When she got the call that her childhood home had been destroyed, she said she first panicked.

“This is where I grew up. This is where I left my stuff. That’s my room,” Sita said. “This is my house. I always thought it was going to be here forever.”

After reeling from the loss of her old home, she went into survival mode trying to find ways to help.

Before the storm hit, the family was already going through financial struggles. About a month ago, Sita decided to create a GoFundMe page to raise funds for her mother’s cancer treatment and care. She said she never published it because she didn’t want to ask for money.

With the storm potentially costing her family thousands of dollars to get back to their normal life, Sita decided to publish the page asking contributors to help raise funds for a new home for her mother and brother.

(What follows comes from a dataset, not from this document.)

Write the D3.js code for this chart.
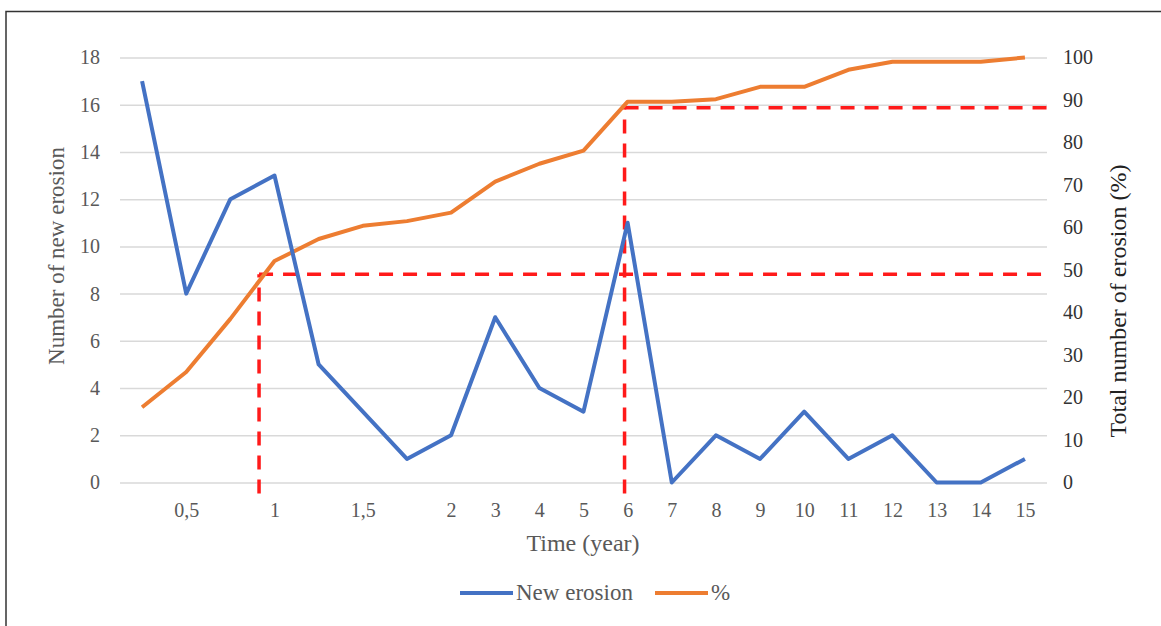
<!DOCTYPE html>
<html>
<head>
<meta charset="utf-8">
<script src="https://cdn.jsdelivr.net/npm/d3@7"></script>
<style>
  body { margin: 0; background: #fff; }
  svg { display: block; }
  svg text { font-family: "Liberation Serif", "Times New Roman", serif; }
  .grid line { stroke: #d9d9d9; stroke-width: 1.5; }
</style>
</head>
<body>
<svg id="chart" width="1161" height="626"></svg>
<script>
// time categories (years) and the labels shown under them
const times = [0.25, 0.5, 0.75, 1, 1.25, 1.5, 1.75, 2, 3, 4, 5, 6, 7, 8, 9, 10, 11, 12, 13, 14, 15];
const timeLabels = ["", "0,5", "", "1", "", "1,5", "", "2", "3", "4", "5", "6", "7", "8", "9", "10", "11", "12", "13", "14", "15"];

// new erosion count per time step (left axis)
const newErosion = [17, 8, 12, 13, 5, 3, 1, 2, 7, 4, 3, 11, 0, 2, 1, 3, 1, 2, 0, 0, 1];
// cumulative share of erosion, % (right axis)
const cumulativePct = [17.7, 26, 38.5, 52.1, 57.3, 60.4, 61.5, 63.5, 70.8, 75, 78.1, 89.6, 89.6, 90.2, 93.1, 93.1, 97.1, 99, 99, 99, 100];

const leftTicks = [0, 2, 4, 6, 8, 10, 12, 14, 16, 18];
const rightTicks = [0, 10, 20, 30, 40, 50, 60, 70, 80, 90, 100];

// red dashed reference markers: position along the category axis (index units) and % level
const markerPos = [2.65, 10.93];
const markerPct = [49, 88.2];

const svg = d3.select('#chart');
const margin = { left: 120, right: 114, top: 57.5, bottom: 143.5 };
const width = +svg.attr('width');
const height = +svg.attr('height');
const plotW = width - margin.left - margin.right;
const plotH = height - margin.top - margin.bottom;

// outer frame (runs off the right and bottom edge like the scan)
svg.append('rect')
  .attr('x', 6).attr('y', 11.5)
  .attr('width', 1200).attr('height', 700)
  .attr('fill', '#fff').attr('stroke', '#333').attr('stroke-width', 1.5);

const g = svg.append('g').attr('transform', `translate(${margin.left},${margin.top})`);

const x = d3.scalePoint().domain(d3.range(times.length)).range([0, plotW]).padding(0.5);
const step = x.step();
const xPos = i => x(0) + i * step; // fractional index positions
const y = d3.scaleLinear().domain([0, 18]).range([plotH, 0]);
const y2 = d3.scaleLinear().domain([0, 100]).range([plotH, 0]);

const serif = '"Liberation Serif", "Times New Roman", serif';

// left axis + gridlines
g.append('g')
  .attr('class', 'grid')
  .call(d3.axisLeft(y).tickValues(leftTicks).tickSize(-plotW).tickPadding(20))
  .call(a => a.select('.domain').remove())
  .call(a => a.selectAll('text').attr('fill', '#595959').attr('font-size', 20).style('font-family', serif));

// right axis
g.append('g')
  .attr('transform', `translate(${plotW},0)`)
  .call(d3.axisRight(y2).tickValues(rightTicks).tickSize(0).tickPadding(16))
  .call(a => a.select('.domain').remove())
  .call(a => a.selectAll('text').attr('fill', '#333').attr('font-size', 20).style('font-family', serif));

// bottom axis
g.append('g')
  .attr('transform', `translate(0,${plotH})`)
  .call(d3.axisBottom(x).tickFormat(i => timeLabels[i]).tickSize(0).tickPadding(20))
  .call(a => a.select('.domain').remove())
  .call(a => a.selectAll('text').attr('fill', '#595959').attr('font-size', 20).style('font-family', serif));

// red dashed reference lines
const dash = '14,10';
markerPos.forEach((p, k) => {
  const mx = xPos(p);
  const my = y2(markerPct[k]);
  g.append('line')
    .attr('x1', mx).attr('x2', mx)
    .attr('y1', plotH + 11).attr('y2', my)
    .attr('stroke', '#ff1a1a').attr('stroke-width', 3.5).attr('stroke-dasharray', dash);
  g.append('line')
    .attr('x1', mx).attr('x2', plotW + 2)
    .attr('y1', my).attr('y2', my)
    .attr('stroke', '#ff1a1a').attr('stroke-width', 3.5).attr('stroke-dasharray', dash);
});

// series lines
const blueLine = d3.line().x((d, i) => x(i)).y(d => y(d));
const orangeLine = d3.line().x((d, i) => x(i)).y(d => y2(d));

g.append('path')
  .datum(cumulativePct)
  .attr('fill', 'none').attr('stroke', '#ed7d31').attr('stroke-width', 4)
  .attr('stroke-linejoin', 'round')
  .attr('d', orangeLine);

g.append('path')
  .datum(newErosion)
  .attr('fill', 'none').attr('stroke', '#4472c4').attr('stroke-width', 4)
  .attr('stroke-linejoin', 'round')
  .attr('d', blueLine);

// axis titles
svg.append('text')
  .attr('transform', 'translate(64,256) rotate(-90)')
  .attr('text-anchor', 'middle')
  .attr('font-size', 23).attr('fill', '#595959')
  .text('Number of new erosion');

svg.append('text')
  .attr('transform', 'translate(1126,301) rotate(-90)')
  .attr('text-anchor', 'middle')
  .attr('font-size', 24).attr('fill', '#222')
  .text('Total number of erosion (%)');

svg.append('text')
  .attr('x', 583).attr('y', 551)
  .attr('text-anchor', 'middle')
  .attr('font-size', 24).attr('fill', '#595959')
  .text('Time (year)');

// legend
const legend = [
  { name: 'New erosion', color: '#4472c4', x: 460 },
  { name: '%', color: '#ed7d31', x: 655 }
];
const lg = svg.append('g');
legend.forEach(d => {
  lg.append('line')
    .attr('x1', d.x).attr('x2', d.x + 53)
    .attr('y1', 593).attr('y2', 593)
    .attr('stroke', d.color).attr('stroke-width', 4);
  lg.append('text')
    .attr('x', d.x + 56).attr('y', 600)
    .attr('font-size', 23).attr('fill', '#595959')
    .text(d.name);
});
</script>
</body>
</html>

The family’s goal is to raise $10,000 and the page has already received $2,035 in contributions in the first day of it’s publishing.

Sita said she only has a month to find her family a new home since she is planning to move to Chicago after graduation for an internship.

“Neighbors I’ve never met are coming and giving me money,” Alina Mitchell said. “I’m beside myself.”

Alina Mitchell, 62, sorts through the debris in her kitchen after a tree crashed through the roof on Friday morning.